Dört köşeli duygular

BURAK ABATAY

İnsan dört köşeli bir canlı. Bir tarafı aşk, bir tarafı yaşam, bir tarafı, ölüm, bir tarafı nefret. Aşkın büyüttüğü yerden yaşamı, nefretin büyüttüğü yerde ölümü anlar. Işıklar yanar, etrafında döner. “Söylenir ve yarım kalır/ bütün aşklar yeryüzünde/ bir kaktüs bol sudan nasıl/ nasıl çürürse öyle” dediği gibi Turgut Uyar’ın, yarım bırakır, tamamlanmaz hiçbir şeyi. Bir olur, birlikte olur, bir arada olur. İkili, üçer, omuz omuza, yan yana, arkasında topluluklar. Toplumu deşer, toplulukla. Biriktirir heybesinde her köşesini. Yumuşatır, yuvarlar; keskinleştirir. Dövüşünü de, dostluğunu da. Dmitriy Şostakoviç’in İkinci Waltz’i, Stravinsky’nin Bahar Ayini. Harekete geçirir. Susar, acıkır, öldürür.

İnsan dört köşeli bir ruha sahiptir. Mücadele, tevazu, neşe ve dayanışma. Bilir ki, kol kola girerse engeller aşar; bilir ki sular boy verir, insansa el verir. İnsan ki, söylemez neye sahip olduğunu, neyi başardığını. Öyle can verir. Yaşadığı yerde gülüşler, sevinçler; öyle renk verir. Sokaklar karanlıksa, yangın yeriyse odalar, karanfilin kokusu sararsa herkesi, öyle bir kurtuluş sarar içimizi.

İnsan dört yönlü bir kılavuzdur. Doğusunda, batısında, güneyinde ve kuzeyinde; güneş ile rüzgâr ile yağmur ile gece ile gündüz ile adımlar yolunu. Uykusunda gördüğü rüya, gündüzünde kurduğu düşü sıcak ile soğuk ile harmanlar. Çeşmelerinden hep umudu akıtır, kavgayı damlatır. Müzik çalar ve eller elleri tutar. Cansever’in şiiri akla gelir: “Bilmem mi ellerin vardır, umuttan yuvarlar çizer/ Bakılan bir şeydir el, boşluğu dengede tutan/ Bir uzantıdır işte umutla insan arası/ Bir yönüdür ne belli, görmekle anlaşılan/ Geceden gün yapılan o sevişme yakınlığında.”

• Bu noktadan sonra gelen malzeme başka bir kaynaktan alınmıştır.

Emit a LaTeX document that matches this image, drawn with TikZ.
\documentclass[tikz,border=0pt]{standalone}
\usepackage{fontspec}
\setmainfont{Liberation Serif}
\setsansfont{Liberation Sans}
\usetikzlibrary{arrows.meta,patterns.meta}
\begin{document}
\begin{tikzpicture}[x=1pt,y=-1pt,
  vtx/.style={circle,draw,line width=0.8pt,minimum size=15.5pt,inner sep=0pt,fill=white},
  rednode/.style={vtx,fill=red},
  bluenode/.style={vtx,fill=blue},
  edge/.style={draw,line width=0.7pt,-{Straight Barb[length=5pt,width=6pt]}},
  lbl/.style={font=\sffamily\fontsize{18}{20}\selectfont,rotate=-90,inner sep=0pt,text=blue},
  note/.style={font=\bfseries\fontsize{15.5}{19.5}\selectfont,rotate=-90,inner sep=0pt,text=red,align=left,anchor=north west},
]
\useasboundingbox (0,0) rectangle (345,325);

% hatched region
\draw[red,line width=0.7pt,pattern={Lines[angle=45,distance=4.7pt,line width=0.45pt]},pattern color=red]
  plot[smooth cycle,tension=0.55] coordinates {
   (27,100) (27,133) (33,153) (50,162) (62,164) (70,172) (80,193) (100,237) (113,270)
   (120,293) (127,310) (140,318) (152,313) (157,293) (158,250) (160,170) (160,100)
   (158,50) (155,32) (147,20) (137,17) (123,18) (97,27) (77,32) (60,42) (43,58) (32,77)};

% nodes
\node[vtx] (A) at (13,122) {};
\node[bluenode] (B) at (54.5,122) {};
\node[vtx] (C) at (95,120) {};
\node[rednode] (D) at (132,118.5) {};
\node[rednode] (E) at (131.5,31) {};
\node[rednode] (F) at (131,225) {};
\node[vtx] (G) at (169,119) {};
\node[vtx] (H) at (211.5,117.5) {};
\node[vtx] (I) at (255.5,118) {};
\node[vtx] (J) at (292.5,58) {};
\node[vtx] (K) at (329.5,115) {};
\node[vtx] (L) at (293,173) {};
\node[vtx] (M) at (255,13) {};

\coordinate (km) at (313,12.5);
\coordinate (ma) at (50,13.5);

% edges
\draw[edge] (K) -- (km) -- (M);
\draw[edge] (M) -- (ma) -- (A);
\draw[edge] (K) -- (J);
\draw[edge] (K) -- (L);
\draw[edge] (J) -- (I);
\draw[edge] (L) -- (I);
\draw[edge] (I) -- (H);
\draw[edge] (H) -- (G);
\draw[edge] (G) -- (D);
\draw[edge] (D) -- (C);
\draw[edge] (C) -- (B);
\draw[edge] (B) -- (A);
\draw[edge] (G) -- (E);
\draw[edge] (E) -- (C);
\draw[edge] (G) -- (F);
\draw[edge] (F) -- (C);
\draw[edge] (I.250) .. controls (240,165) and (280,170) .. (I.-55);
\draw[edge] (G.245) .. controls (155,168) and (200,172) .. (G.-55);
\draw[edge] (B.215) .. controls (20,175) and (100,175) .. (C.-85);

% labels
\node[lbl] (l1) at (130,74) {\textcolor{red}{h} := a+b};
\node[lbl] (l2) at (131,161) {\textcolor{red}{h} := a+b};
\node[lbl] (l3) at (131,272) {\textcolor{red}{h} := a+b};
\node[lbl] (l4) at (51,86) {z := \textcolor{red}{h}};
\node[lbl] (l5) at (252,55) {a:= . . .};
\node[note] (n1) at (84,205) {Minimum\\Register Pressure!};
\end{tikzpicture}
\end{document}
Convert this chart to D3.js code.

Önceki akşam 23. İstanbul Tiyatro Festivali kapsamında Türkiye’de ilk kez sahnelenen ‘Her Yol Kuzeye Çıkar’ oyununu izledik. Golden Mask Rusya Sahne Sanatları Festivali ve İstanbul Tiyatro Festivali işbirliğiyle, Karine Ponties’in koreografisi, David Monceau’nun harikulade müzikleri, Guillaume Toussaint Fromentin’in dramuturji, sahne ve ışık tasarımıyla, Moskova Balesi’nden 7 dansçının, Ilya Karpel, Roman Mustafin, Andrey Ostapenko, Alexey Narutto, Andrey Tihonov, Ilya Romanov ve Alexander Shuisky’nin performansıyla Zorlu PSM’de sahnelendi. 55 dakika süren performansın ardından yukarıda bahsettiğim duygular kaplamıştı her birimizi. Dörtgen bir ışığın içinde başladı performans. Dört köşe kutularla, dört köşe bir yatakla, dört kenarlı bir masayla sürdü. İlham verici performans başından sonuna temposundan hiçbir ödün vermedi. Ruh hallerimizi birçok duyguyla buluşturdu. Bilmem tekrar gelir mi ama olur da fırsatınız olursa bu etkileyici performansı bir yere not edin.